Re all of upstairs being for international use:
It would be possible, in terms of space/geometry, to swing some connections from the international tracks across to the west and take over the EM route line. However, that would (of course) mean a lot of reshuffling of the station approaches; it would also mean massively lengthening the EM platforms to match the length of the trains, which would mean that level would all become platform space again, and other facilities at that level such as the champagne bar would have to go (ah - so not such a crazy scheme after all...);
and you would also need to lose a lot of the main passenger concourse - below where you'd (re)placed the platforms - for passenger access to the new platforms and for extra security/passport checking areas etc. So - geometrically (and presumably structurally) not
impossible; but you'd run out of space for other things. So not really a go-er.
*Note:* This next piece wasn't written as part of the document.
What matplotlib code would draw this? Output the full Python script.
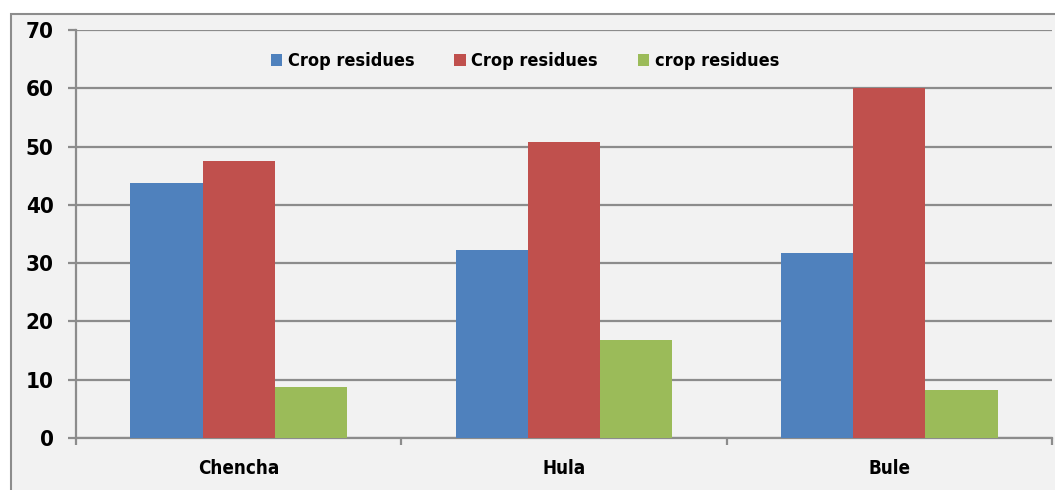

Re sending EM trains to Kings Cross or somewhere else:
The EM tracks can't access KX - there's simply no way for them to get to the right place at the right level, and no relevant existing connections (especially if the area is filled up with your new links from the international tracks emerging from their tunnel...). Unlike the many south London connections which allow services from various destinations to get to a variety of terminals, there isn't the same interlinking in north London. In principle, trains from the EM line could access the GOBLIN route, thence - eventually, via Clapton - Liverpool Street. Similarly, they could in principle turn off at Brent Cross West and make their circuitous way via Acton Central and Barnes Bridge ... to Waterloo. But apart from folks from Sheffield not wanting a half-hour (or more) scenic ride round London suburbs added to their journey, neither these connecting routes nor these terminal stations are sitting there with lots of spare capacity waiting for a use.
To divert longer distance EM route services to another London radial route completely, they'd have to leave their existing route at least as far back as Bedford (more business for EWR?), if not Leicester. Which in turn would mean that all services stopping at any station at all which is south of that divergence point [unless you say that they should all lose all their rail services] would have to become, in effect, Thameslink trains, coming into central London using the Thameslink tunnels rather than the route into St P proper. But ... the Thameslink core wouldn't have capacity to take all the EM stoppers/semi-fasts (and where would you terminate them anyway?).